In the world of containers, Kubernetes has its own powerful scaling mechanisms. The Horizontal Pod Autoscaler (HPA) automatically scales the number of pods in a deployment. It functions much like traditional horizontal scaling but at the pod level.In addition, the Cluster Autoscaler can automatically add or remove nodes (virtual machines) from the cluster itself. This ensures you have enough cluster capacity to run all your pods. Mastering Kubernetes resource tuning is a crucial skill for any developer working with containerized applications, as it directly impacts both performance and cost.

Best Practices for Implementing Autoscaling

Simply turning on autoscaling is not enough. A poorly configured system can cause more problems than it solves. Therefore, following best practices is essential for success.

Define Clear Metrics: Choose scaling metrics that accurately reflect your application’s bottleneck. CPU is a common starting point, but sometimes memory or I/O is more relevant.
Set Appropriate Thresholds: Set your scale-up and scale-down thresholds carefully. If they are too close, you risk “thrashing,” where the system constantly adds and removes instances.
Implement Health Checks: Ensure your autoscaling group uses health checks to detect and replace failing instances. This is key to building a self-healing system.
Use Cooldown Periods: A cooldown period prevents the system from launching or terminating additional instances before the effects of a previous scaling event are felt. This adds stability.
Test Your Configuration: Use load testing tools to simulate traffic spikes. This allows you to verify that your autoscaling rules behave as expected under pressure.
Monitor Everything: Continuously monitor your scaling activities. Dashboards can help you visualize how your instance count changes with traffic, ensuring your setup is efficient.

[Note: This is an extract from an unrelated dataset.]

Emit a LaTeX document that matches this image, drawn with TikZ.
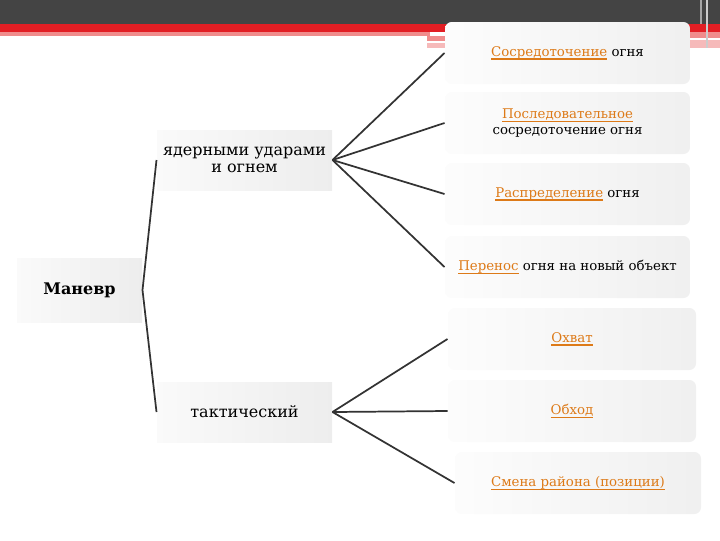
\documentclass[tikz,border=0pt]{standalone}
\usepackage{fontspec}
\setmainfont{DejaVu Serif}
\definecolor{linkc}{RGB}{221,122,24}
\definecolor{barc}{RGB}{68,68,68}
\definecolor{redc}{RGB}{226,30,36}
\definecolor{pinkc}{RGB}{240,140,140}
\definecolor{linec}{RGB}{51,51,51}
\newcommand{\lnk}[1]{\textcolor{linkc}{\setbox0\hbox{#1}\rlap{\rule[-2.6pt]{\wd0}{0.9pt}}\box0}}
\tikzset{every picture/.style={line width=0.75pt}}
\tikzset{
  leftbox/.style={inner sep=0pt, left color=black!2, right color=black!7, draw=none, font=\fontsize{12}{13}\selectfont, align=center},
  rightbox/.style={inner sep=0pt, rounded corners=5pt, left color=black!1, right color=black!6, draw=none, font=\fontsize{10}{11.5}\selectfont, align=center},
  fan/.style={draw=linec, line width=1.3pt}
}

\begin{document}
\begin{tikzpicture}[x=0.75pt,y=0.75pt,yscale=-1,xscale=1]
\useasboundingbox (0,0) rectangle (720,540);

%Top bar
\fill [barc] (0,0) rectangle (720,24) ;
\fill [redc] (0,24) rectangle (720,32) ;
\fill [pinkc] (0,32) rectangle (430,36) ;
\fill [pinkc] (427,36) rectangle (445,41) ;
\fill [pinkc!60] (427,43) rectangle (445,48) ;
\fill [pinkc] (690,32) rectangle (720,38) ;
\fill [pinkc!60] (690,40) rectangle (720,48) ;
\fill [black!35] (700,0) rectangle (702,24) ;
\fill [black!20] (706,0) rectangle (708,48) ;

% Left Nodes
\node [leftbox, minimum width=125*0.75pt, minimum height=64*0.75pt] (manevr) at (79.5,290) {\textbf{Маневр}};
\node [leftbox, minimum width=175*0.75pt, minimum height=60*0.75pt] (yadern) at (244.5,160) {ядерными ударами\\и огнем};
\node [leftbox, minimum width=175*0.75pt, minimum height=60*0.75pt] (taktik) at (244.5,412) {тактический};

% Right Nodes
\node [rightbox, minimum width=245*0.75pt, minimum height=62*0.75pt] (sosred) at (567.5,53) {\lnk{Сосредоточение} огня};
\node [rightbox, minimum width=245*0.75pt, minimum height=62*0.75pt] (posled) at (567.5,123) {\lnk{Последовательное}\\сосредоточение огня};
\node [rightbox, minimum width=245*0.75pt, minimum height=62*0.75pt] (raspred) at (567.5,194) {\lnk{Распределение} огня};
\node [rightbox, minimum width=245*0.75pt, minimum height=62*0.75pt] (perenos) at (567.5,267) {\lnk{Перенос} огня на новый объект};
\node [rightbox, minimum width=248*0.75pt, minimum height=62*0.75pt] (ohvat) at (572,339) {\lnk{Охват}};
\node [rightbox, minimum width=248*0.75pt, minimum height=62*0.75pt] (obhod) at (572,411) {\lnk{Обход}};
\node [rightbox, minimum width=246*0.75pt, minimum height=62*0.75pt] (smena) at (578,483) {\lnk{Смена района (позиции)}};

%Straight Lines
\draw [fan] (manevr.east) -- (yadern.west) ;
\draw [fan] (manevr.east) -- (taktik.west) ;
\foreach \t in {sosred,posled,raspred,perenos}
  \draw [fan] (yadern.east) -- (\t.west) ;
\foreach \t in {ohvat,obhod,smena}
  \draw [fan] (taktik.east) -- (\t.west) ;

\end{tikzpicture}
\end{document}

Conclusion: The Future is Automated

Automated instance scaling is no longer a luxury; it is a necessity for building modern, cloud-native applications. It provides the elasticity needed to handle the dynamic nature of web traffic. As a result, you can deliver a consistently great user experience while maintaining control over your cloud costs.For backend developers, understanding the principles of autoscaling is fundamental. It empowers you to design and build systems that are not only powerful but also resilient and economically efficient. By embracing automation, you can focus on what you do best: writing great code.

Frequently Asked Questions

What’s the difference between autoscaling and load balancing?

They are related but distinct concepts. A load balancer distributes incoming traffic across multiple instances. Autoscaling, on the other hand, is the process of automatically adding or removing those instances based on load. You almost always use them together.

Can autoscaling completely eliminate manual oversight?

Not completely. While it automates the scaling actions, you still need to define the rules, monitor performance, and adjust configurations over time. However, it does eliminate the need for manual intervention during traffic spikes.

How does autoscaling work with serverless architectures?

In serverless platforms like AWS Lambda, scaling is an inherent part of the service. The cloud provider manages it entirely. You don’t configure scaling groups; the platform simply runs more instances of your function as more requests come in. You only pay for the execution time.

Which cloud provider has the best autoscaling?

All major cloud providers (AWS, Azure, Google Cloud) offer robust and mature autoscaling services. AWS has Auto Scaling Groups, Azure has Virtual Machine Scale Sets, and Google Cloud has Managed Instance Groups. The “best” one often depends on your existing ecosystem and specific needs, but their core functionalities are very similar.